Беда грозила как раз со стороны Оськи, самого трезвого в Артемьевом заведении и потому вдвое более опасного. Впрочем, все разъяснилось ко всеобщему благополучию, за сочинителя вступились знавшие его по прежним встречам… и вдруг фирсовские шансы подскочили на нежелательную даже высоту. Отовсюду протянулись руки качать редкостного в тех краях посетителя, уже его вытаскивали за что пришлось на средину помещенья, чтобы все желающие имели возможность оказать почет литературе, и вот уже вскидывали на воздух.
«Уронят, ей-богу, уронят, окаянные…» — мучительная, несмотря на лестность подобного приема, проползла мыслишка, и тут за сочинителя вступился сам виновник пира, Оська.
— Пиши, пиши про нас, — взывал он, поднимая многословный тост за искусство вообще, не только за граверное. — Пиши, ведь и мы тоже спицы из колеса… пускай из пятого! — и между делом старался насильно запихать в фирсовский карман подмоченные в вине конфеты мнимым сочинительским малюткам. — Меня, к примеру, возьми… кто я есть? А ведь я тоже на земном шаре индивидум…
— И что же это, Ося, хорошо или плохо? — крикнули со стороны.

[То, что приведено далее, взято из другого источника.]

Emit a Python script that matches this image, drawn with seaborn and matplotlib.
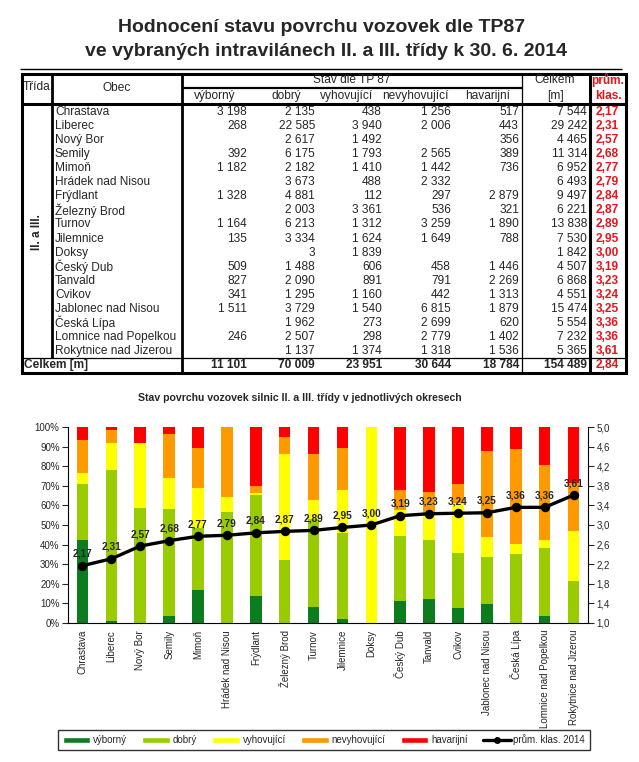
import numpy as np
import pandas as pd
import matplotlib
matplotlib.use('Agg')
import matplotlib.pyplot as plt
from matplotlib import font_manager
from matplotlib.lines import Line2D
from matplotlib.patches import Patch, Rectangle
import seaborn as sns

# data z tabulky (delky v m)
obce = ['Chrastava', 'Liberec', 'Nový Bor', 'Semily', 'Mimoň', 'Hrádek nad Nisou',
        'Frýdlant', 'Železný Brod', 'Turnov', 'Jilemnice', 'Doksy', 'Český Dub',
        'Tanvald', 'Cvikov', 'Jablonec nad Nisou', 'Česká Lípa',
        'Lomnice nad Popelkou', 'Rokytnice nad Jizerou']
vyborny = [3198, 268, 0, 392, 1182, 0, 1328, 0, 1164, 135, 0, 509, 827, 341, 1511, 0, 246, 0]
dobry = [2135, 22585, 2617, 6175, 2182, 3673, 4881, 2003, 6213, 3334, 3, 1488, 2090, 1295,
         3729, 1962, 2507, 1137]
vyhovujici = [438, 3940, 1492, 1793, 1410, 488, 112, 3361, 1312, 1624, 1839, 606, 891, 1160,
              1540, 273, 298, 1374]
nevyhovujici = [1256, 2006, 0, 2565, 1442, 2332, 297, 536, 3259, 1649, 0, 458, 791, 442,
                6815, 2699, 2779, 1318]
havarijni = [517, 443, 356, 389, 736, 0, 2879, 321, 1890, 788, 0, 1446, 2269, 1313, 1879,
             620, 1402, 1536]
celkem = [7544, 29242, 4465, 11314, 6952, 6493, 9497, 6221, 13838, 7530, 1842, 4507, 6868,
          4551, 15474, 5554, 7232, 5365]
prum = [2.17, 2.31, 2.57, 2.68, 2.77, 2.79, 2.84, 2.87, 2.89, 2.95, 3.00, 3.19, 3.23, 3.24,
        3.25, 3.36, 3.36, 3.61]
soucty = [11101, 70009, 23951, 30644, 18784, 154489]
prum_celkem = 2.84

kategorie = ['výborný', 'dobrý', 'vyhovující', 'nevyhovující', 'havarijní']
barvy = ['#0B7D1E', '#99CC00', '#FFFF00', '#FF9900', '#FF0000']

df = pd.DataFrame({'obec': obce, 'výborný': vyborny, 'dobrý': dobry,
                   'vyhovující': vyhovujici, 'nevyhovující': nevyhovujici,
                   'havarijní': havarijni, 'celkem': celkem, 'prum': prum})

sns.set_style('white')
plt.rcParams['font.family'] = ['Liberation Sans', 'DejaVu Sans']

W, H = 639, 762
fig = plt.figure(figsize=(W / 100, H / 100), dpi=100)


def fx(px):
    return px / W


def fy(py):
    return 1 - py / H


def txt(x, y, s, **kw):
    kw.setdefault('va', 'center')
    fig.text(fx(x), fy(y), s, **kw)


def hline(y, x0, x1, lw=0.8):
    fig.add_artist(Line2D([fx(x0), fx(x1)], [fy(y), fy(y)], color='black', lw=lw,
                          solid_capstyle='butt'))


def vline(x, y0, y1, lw=0.8):
    fig.add_artist(Line2D([fx(x), fx(x)], [fy(y0), fy(y1)], color='black', lw=lw,
                          solid_capstyle='butt'))


def fmt(v):
    return '' if not v else f'{v:,}'.replace(',', ' ')


# nadpis
names = {f.name for f in font_manager.fontManager.ttflist}
if 'Liberation Sans Narrow' in names:
    tfont, tsize = ['Liberation Sans Narrow', 'Liberation Sans'], 15.5
else:
    tfont, tsize = ['Liberation Sans', 'DejaVu Sans'], 14
txt(322, 27, 'Hodnocení stavu povrchu vozovek dle TP87', ha='center', fontsize=tsize,
    fontweight='bold', family=tfont)
txt(326, 52, 've vybraných intravilánech II. a III. třídy k 30. 6. 2014', ha='center',
    fontsize=tsize, fontweight='bold', family=tfont)
hline(69, 20, 622, lw=1.0)

# tabulka
fs = 8.6
red = '#E8141B'
fig.add_artist(Rectangle((fx(22), fy(373)), fx(626) - fx(22), fy(74) - fy(373),
                         fill=False, lw=2.2, edgecolor='black', transform=fig.transFigure))
hline(104, 22, 626, lw=2.2)
hline(88, 182, 522, lw=1.6)
hline(358, 22, 626, lw=0.9)
vline(52, 74, 358, lw=2.0)
vline(182, 74, 373, lw=2.0)
vline(522, 74, 373, lw=0.9)
vline(590, 74, 373, lw=2.2)

txt(37, 87, 'Třída', ha='center', fontsize=fs)
txt(117, 88, 'Obec', ha='center', fontsize=fs)
txt(352, 80, 'Stav dle TP 87', ha='center', fontsize=fs)
for x, s in zip([215, 286, 347, 415, 488], kategorie):
    txt(x, 96, s, ha='center', fontsize=fs)
txt(555, 80, 'Celkem', ha='center', fontsize=fs)
txt(555, 96, '[m]', ha='center', fontsize=fs)
txt(608, 80, 'prům.', ha='center', fontsize=fs, color=red, fontweight='bold')
txt(608, 96, 'klas.', ha='center', fontsize=fs, color=red, fontweight='bold')
txt(37, 232, 'II. a III.', ha='center', fontsize=fs, fontweight='bold', rotation=90)

col_x = [247, 315, 382, 451, 519, 587]
for i, row in df.iterrows():
    y = 112 + 14.06 * i
    txt(55, y, row['obec'], ha='left', fontsize=fs)
    vals = [row[k] for k in kategorie] + [row['celkem']]
    for x, v in zip(col_x, vals):
        txt(x, y, fmt(v), ha='right', fontsize=fs)
    txt(619, y, f"{row['prum']:.2f}".replace('.', ','), ha='right', fontsize=fs,
        color=red, fontweight='bold')

txt(24, 365, 'Celkem [m]', ha='left', fontsize=fs, fontweight='bold')
for x, v in zip(col_x, soucty):
    txt(x, 365, fmt(v), ha='right', fontsize=fs, fontweight='bold')
txt(619, 365, f'{prum_celkem:.2f}'.replace('.', ','), ha='right', fontsize=fs,
    color=red, fontweight='bold')

# graf
txt(300, 398, 'Stav povrchu vozovek silnic II. a III. třídy v jednotlivých okresech',
    ha='center', fontsize=7.6, fontweight='bold')

ax = fig.add_axes([fx(68), fy(623), fx(588) - fx(68), fy(427) - fy(623)])
podil = df[kategorie].div(df['celkem'], axis=0) * 100
kum = podil.cumsum(axis=1)
kum['obec'] = obce

for kat, barva in reversed(list(zip(kategorie, barvy))):
    sns.barplot(data=kum, x='obec', y=kat, order=obce, color=barva, saturation=1,
                width=0.4, linewidth=0, ax=ax)

ax2 = ax.twinx()
sns.pointplot(data=df, x='obec', y='prum', order=obce, color='black', markers='o',
              markersize=5, linewidth=2.4, errorbar=None, ax=ax2)
for i, v in enumerate(prum):
    ax2.annotate(f'{v:.2f}'.replace('.', ','), (i, v), xytext=(0, 5),
                 textcoords='offset points', ha='center', va='bottom',
                 fontsize=7.3, fontweight='bold')

ax.set_xlim(-0.5, len(obce) - 0.5)
ax.set_ylim(0, 100)
ax2.set_ylim(1, 5)
ax.set_yticks(np.arange(0, 101, 10))
ax.set_yticklabels([f'{v}%' for v in range(0, 101, 10)], fontsize=7)
rticks = np.round(np.arange(1, 5.01, 0.4), 1)
ax2.set_yticks(rticks)
ax2.set_yticklabels([f'{v:.1f}'.replace('.', ',') for v in rticks], fontsize=7)

ax.set_xticks(range(len(obce)))
ax.set_xticklabels(obce, rotation=90, fontsize=7)
ax.set_xticks(np.arange(-0.5, len(obce), 1), minor=True)
ax.tick_params(axis='x', which='major', length=0, pad=5)
ax.tick_params(axis='x', which='minor', length=4, width=0.8, direction='out')
ax.tick_params(axis='y', length=4, width=0.8, direction='out', pad=2, left=True)
ax2.tick_params(axis='y', length=4, width=0.8, direction='out', pad=2, right=True)

for a in (ax, ax2):
    a.set_xlabel('')
    a.set_ylabel('')
    a.spines['top'].set_visible(False)
ax.spines['right'].set_visible(False)
ax2.spines['left'].set_visible(False)
for sp in ['left', 'bottom']:
    ax.spines[sp].set_linewidth(0.8)
    ax.spines[sp].set_color('black')
ax2.spines['right'].set_linewidth(0.8)
ax2.spines['right'].set_color('black')
ax2.spines['bottom'].set_visible(False)

handles = [Patch(facecolor=c, label=k) for k, c in zip(kategorie, barvy)]
handles.append(Line2D([0], [0], color='black', lw=2.4, marker='o', markersize=4,
                      label='prům. klas. 2014'))
leg = fig.legend(handles=handles, loc='center', bbox_to_anchor=(fx(324), fy(740)), ncol=6,
                 fontsize=7, frameon=True, fancybox=False, edgecolor='black',
                 handlelength=2.8, handleheight=0.6, columnspacing=1.6,
                 handletextpad=0.3, borderpad=0.5)
leg.get_frame().set_linewidth(1.0)

fig.savefig('out.png', dpi=100, facecolor='white')
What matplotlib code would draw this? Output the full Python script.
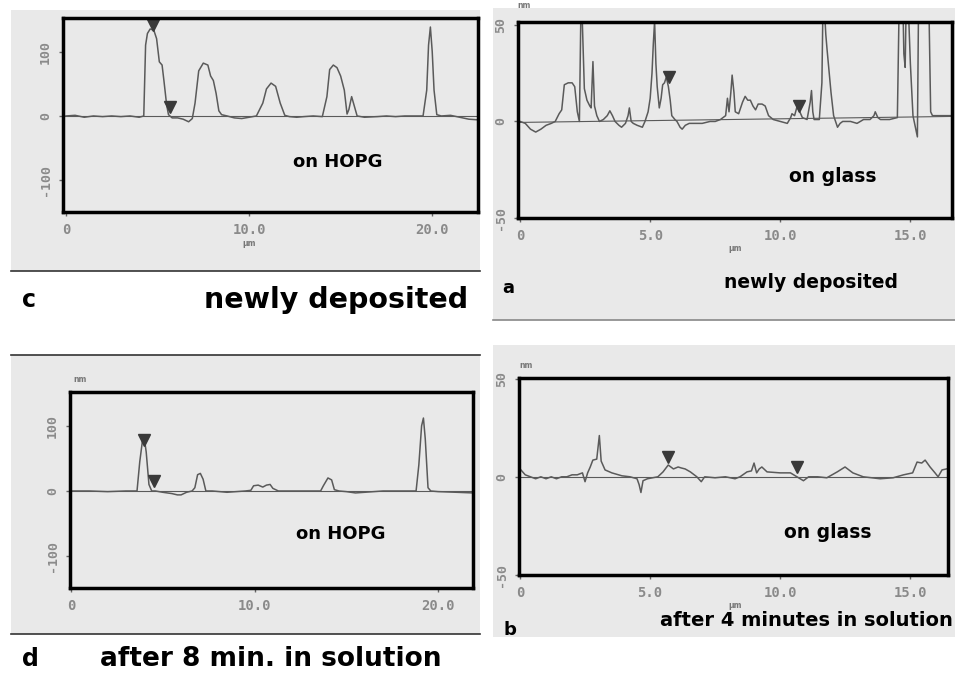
import numpy as np
import matplotlib.pyplot as plt
from matplotlib.patches import Rectangle
from matplotlib.lines import Line2D

W, H = 955, 674

# Panel c: HOPG, newly deposited (x in um, z in nm)
c_x = [0, 0.5, 1.0, 1.5, 2.0, 2.5, 3.0, 3.5, 4.0, 4.25, 4.35, 4.45, 4.6, 4.8, 4.95, 5.1, 5.25, 5.35,
       5.5, 5.6, 5.8, 6.1, 6.4, 6.7, 6.9, 7.05, 7.25, 7.5, 7.75, 7.9, 8.05, 8.2, 8.35, 8.5, 8.8,
       9.2, 9.6, 10.0, 10.4, 10.75, 10.95, 11.2, 11.45, 11.7, 11.95, 12.2, 12.6, 13.0, 13.5, 14.0,
       14.25, 14.4, 14.6, 14.8, 15.0, 15.2, 15.35, 15.45, 15.6, 15.75, 15.9, 16.3, 17.0, 17.5, 18.0,
       18.5, 19.0, 19.5, 19.7, 19.8, 19.9, 20.0, 20.1, 20.25, 20.5, 21.0, 21.5, 22.0, 22.5]
c_y = [0, 1, -2, 0, -1, 0, -1, 0, -2, 0, 110, 128, 135, 133, 120, 84, 79, 55,
       17, 2, -3, -3, -5, -9, -4, 20, 70, 82, 79, 62, 55, 35, 8, 2, 0,
       -3, -4, -2, 0, 20, 42, 51, 46, 20, 1, -1, -2, -1, 0, -1,
       30, 72, 79, 75, 62, 40, 3, 10, 30, 15, 0, -2, -1, 0, -1,
       0, 0, 0, 40, 110, 138, 100, 40, 2, 0, 1, -2, -5, -6]
c_marks_x = [4.75, 5.7]
c_marks_y = [141, 14]

# Panel a: glass, newly deposited
a_x = [0, 0.2, 0.4, 0.6, 0.8, 1.0, 1.2, 1.35, 1.5, 1.6, 1.7, 1.85, 2.0, 2.1, 2.2, 2.28, 2.35, 2.42,
       2.47, 2.57, 2.68, 2.73, 2.8, 2.86, 2.95, 3.05, 3.2, 3.35, 3.45, 3.55, 3.65, 3.8, 3.9, 4.05,
       4.15, 4.2, 4.27, 4.35, 4.5, 4.7, 4.8, 4.92, 5.0, 5.07, 5.12, 5.17, 5.22, 5.27, 5.35, 5.42,
       5.48, 5.55, 5.62, 5.7, 5.77, 5.83, 5.95, 6.03, 6.15, 6.23, 6.35, 6.5, 6.8, 7.0, 7.3, 7.5,
       7.7, 7.9, 7.97, 8.03, 8.1, 8.15, 8.22, 8.27, 8.4, 8.55, 8.65, 8.75, 8.85, 8.95, 9.05, 9.15,
       9.3, 9.42, 9.55, 9.73, 10.0, 10.27, 10.4, 10.45, 10.55, 10.65, 10.75, 10.85, 11.03, 11.15,
       11.2, 11.25, 11.3, 11.5, 11.6, 11.65, 11.75, 11.8, 11.95, 12.05, 12.2, 12.3, 12.4, 12.7,
       12.95, 13.2, 13.45, 13.6, 13.65, 13.75, 13.85, 14.2, 14.5, 14.58, 14.7, 14.75, 14.8, 14.85,
       14.92, 15.0, 15.1, 15.27, 15.32, 15.7, 15.78, 15.85, 16.2, 16.6]
a_y = [0, -1, -4, -5.5, -4, -2, -1, 0, 4, 6, 19, 20, 20, 18, 5, 0, 70, 40,
       17, 11, 8, 7, 31, 8, 3, 0, 1, 3, 5.5, 3, 0, -2, -3, -1,
       3, 7, 0, -1, -2, -3, 0, 5, 12, 25, 40, 52, 30, 18, 7, 12,
       19, 20, 23, 18, 11, 3, 1, 0, -3, -4, -2, -1, -1, -1, 0, 0,
       1, 3, 12, 5, 15, 24, 15, 5, 4, 10, 13, 11, 11, 8, 6, 9,
       9, 8, 3, 1, 0, -1, 2, 4, 3, 8, 5, 2, 1, 10,
       16, 5, 1, 1, 20, 70, 45, 37, 15, 3, -3, -1, 0, 0,
       -1, 1, 1, 3, 5, 2, 1, 1, 2, 70, 70, 35, 28, 70,
       60, 30, 3, -8, 70, 70, 5, 3, 3, 3]
a_ref_x = [0, 16.6]
a_ref_y = [-0.5, 2.6]
a_marks_x = [5.73, 10.73]
a_marks_y = [23, 8]

# Panel d: HOPG, after 8 min in solution
d_x = [0, 1, 2, 3, 3.6, 3.75, 3.9, 4.0, 4.1, 4.25, 4.4, 4.6, 5.0, 5.5, 5.8, 6.0, 6.3, 6.6, 6.75,
       6.9, 7.05, 7.2, 7.35, 7.7, 8.5, 9.0, 9.5, 9.8, 9.95, 10.2, 10.45, 10.65, 10.85, 11.0, 11.3,
       12.0, 13.0, 13.6, 13.75, 14.0, 14.2, 14.35, 14.6, 15.0, 15.5, 16.0, 17.0, 18.0, 18.8, 18.95,
       19.1, 19.2, 19.3, 19.45, 19.6, 20.0, 21.0, 21.9]
d_y = [0, 0, -1, 0, 0, 45, 78, 80, 60, 10, 0, 0, -2, -4, -6, -6, -2, 0, 5,
       25, 27, 18, 0, 0, -2, -1, 0, 1, 8, 9, 6, 9, 10, 4, 0,
       0, 0, 0, 8, 20, 17, 2, 0, -1, -3, -2, 0, 0, 0, 40,
       100, 112, 80, 5, 0, -1, -2, -3]
d_marks_x = [4.0, 4.5]
d_marks_y = [78, 15]

# Panel b: glass, after 4 minutes in solution
b_x = [0, 0.2, 0.4, 0.6, 0.8, 1.0, 1.2, 1.4, 1.6, 1.8, 2.0, 2.2, 2.4, 2.5, 2.6, 2.7, 2.8, 2.95,
       3.05, 3.12, 3.27, 3.53, 3.92, 4.23, 4.5, 4.58, 4.65, 4.73, 4.9, 5.3, 5.5, 5.7, 5.9, 6.08,
       6.2, 6.35, 6.55, 6.8, 6.97, 7.1, 7.5, 7.9, 8.27, 8.46, 8.73, 8.9, 9.0, 9.1, 9.2, 9.3, 9.5,
       10.0, 10.4, 10.65, 10.9, 11.1, 11.45, 11.8, 12.2, 12.5, 12.8, 13.2, 13.85, 14.35, 14.75,
       15.1, 15.27, 15.45, 15.58, 15.77, 15.96, 16.08, 16.23, 16.4]
b_y = [4, 1, 0, -1, 0, -1, 0, -1, 0, 0, 1, 1, 2, -2.5, 2, 5, 8.5, 9,
       21, 8, 3.5, 2, 0.5, 0, -1, -4, -8, -2, -1, 0, 2.5, 6, 4, 5,
       4.5, 4, 2.5, 0, -2.5, 0, -0.5, 0, -1, 0, 2.5, 3, 7, 2, 4, 5, 2.5,
       2, 2, 0, -2, 0, 0, -0.5, 2.5, 5, 2, 0, -1, -0.5, 1,
       2, 7.5, 7, 8.5, 5, 2, 0, 3.5, 4]
b_marks_x = [5.7, 10.65]
b_marks_y = [10, 5]

BG = '#e9e9e9'
LINE = '#5a5a5a'
TICK = '#8a8a8a'


def frac(l, t, r, b):
    return [l / W, 1 - b / H, (r - l) / W, (b - t) / H]


def fx(x):
    return x / W


def fy(y):
    return 1 - y / H


fig = plt.figure(figsize=(W / 100, H / 100), dpi=100)
fig.patch.set_facecolor('white')

# scanned panel backgrounds (behind the axes)
for l, t, r, b in [(11, 10, 480, 271), (493, 8, 955, 320), (11, 355, 480, 634), (493, 345, 955, 637)]:
    fig.patches.append(Rectangle((fx(l), fy(b)), (r - l) / W, (b - t) / H,
                                 transform=fig.transFigure, facecolor=BG, edgecolor='none', zorder=-5))
for x0, x1, y, col in [(11, 480, 271, '#333333'), (493, 955, 320, '#888888'),
                       (11, 480, 355, '#333333'), (11, 480, 634, '#333333')]:
    fig.lines.append(Line2D([fx(x0), fx(x1)], [fy(y), fy(y)], transform=fig.transFigure,
                            color=col, lw=1.2, zorder=-4))


def panel(box, xs, ys, mx, my, xlim, ylim, yticks, ytl, xticks, xtl, ref=None):
    ax = fig.add_axes(frac(*box))
    ax.set_facecolor(BG)
    if ref is None:
        ax.axhline(0, color=LINE, lw=0.8)
    else:
        ax.plot(ref[0], ref[1], color=LINE, lw=0.8)
    ax.plot(xs, ys, color=LINE, lw=1.1)
    ax.plot(mx, my, linestyle='none', marker='v', markersize=9, color='#3a3a3a')
    ax.set_xlim(*xlim)
    ax.set_ylim(*ylim)
    ax.set_yticks(yticks)
    ax.set_yticklabels(ytl, rotation=90, va='center', family='DejaVu Sans Mono',
                       fontweight='bold', fontsize=9.5, color=TICK)
    ax.set_xticks(xticks)
    ax.set_xticklabels(xtl, family='DejaVu Sans Mono', fontweight='bold', fontsize=10, color=TICK)
    ax.tick_params(axis='both', length=3, width=1, color='#666666', pad=5)
    for s in ax.spines.values():
        s.set_linewidth(2.5)
        s.set_color('black')
    return ax


ax_c = panel((63, 18, 478, 212), c_x, c_y, c_marks_x, c_marks_y, (-0.16, 22.5), (-149, 152),
             [-100, 0, 100], ['-100', '0', '100'], [0, 10, 20], ['0', '10.0', '20.0'])
ax_a = panel((518, 22, 952, 218), a_x, a_y, a_marks_x, a_marks_y, (-0.08, 16.6), (-49.5, 51.5),
             [-50, 0, 50], ['-50', '0', '50'], [0, 5, 10, 15], ['0', '5.0', '10.0', '15.0'],
             ref=(a_ref_x, a_ref_y))
ax_d = panel((70, 392, 473, 588), d_x, d_y, d_marks_x, d_marks_y, (-0.05, 21.9), (-149, 152),
             [-100, 0, 100], ['-100', '0', '100'], [0, 10, 20], ['0', '10.0', '20.0'])
ax_b = panel((519, 378, 948, 575), b_x, b_y, b_marks_x, b_marks_y, (-0.04, 16.46), (-49.7, 50.3),
             [-50, 0, 50], ['-50', '0', '50'], [0, 5, 10, 15], ['0', '5.0', '10.0', '15.0'])

# units
small = dict(fontsize=5.5, color='#777777', ha='center', va='center', fontweight='bold')
fig.text(fx(249), fy(243), 'μm', **small)
fig.text(fx(735), fy(248), 'μm', **small)
fig.text(fx(735), fy(606), 'μm', **small)
fig.text(fx(80), fy(380), 'nm', **small)
fig.text(fx(524), fy(6), 'nm', **small)
fig.text(fx(526), fy(365), 'nm', **small)

# annotations
heavy = dict(fontweight='heavy', color='black', family='DejaVu Sans')
fig.text(fx(338), fy(162), 'on HOPG', ha='center', va='center', fontsize=13, **heavy)
fig.text(fx(341), fy(534), 'on HOPG', ha='center', va='center', fontsize=13, **heavy)
fig.text(fx(833), fy(177), 'on glass', ha='center', va='center', fontsize=13.5, **heavy)
fig.text(fx(828), fy(533), 'on glass', ha='center', va='center', fontsize=13.5, **heavy)

fig.text(fx(22), fy(300), 'c', ha='left', va='center', fontsize=17, **heavy)
fig.text(fx(468), fy(300), 'newly deposited', ha='right', va='center', fontsize=20.5, **heavy)
fig.text(fx(22), fy(659), 'd', ha='left', va='center', fontsize=17, **heavy)
fig.text(fx(100), fy(659), 'after 8 min. in solution', ha='left', va='center', fontsize=19, **heavy)

fig.text(fx(502), fy(288), 'a', ha='left', va='center', fontsize=13, **heavy)
fig.text(fx(811), fy(283), 'newly deposited', ha='center', va='center', fontsize=13.5, **heavy)
fig.text(fx(503), fy(630), 'b', ha='left', va='center', fontsize=13, **heavy)
fig.text(fx(953), fy(621), 'after 4 minutes in solution', ha='right', va='center', fontsize=14, **heavy)

fig.savefig('out.png', dpi=100)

— Средне! — горько усмехнулся в ответ индивидуум Осип Пресловутый. — Пойми меня, Федор Федорыч, ведь я же большой человек, а посмотри только, ужаснись, в каком месте пропадаю. На, возьми себе, сохрани на память… — и вытаскивал сочинителю из кармашка кредитку, чтобы тот самолично мог убедиться в его мастерстве, — Да разве внушишь им! Намедни испытывают меля: ты, дескать, Оська, квартиру обчистил… А ведь я же художник, нас на всю Европу девятеро, и спроси в любой малине, кто на четвертом месте, и всяк ответит про меня, потому что это у нас родовое, фамильное… а они меня в шнырики записали! Да за такое дед мой, Ларион, душу из меня с корешками вынул бы!.. — и вот уже всхлипывал неподдельными слезами.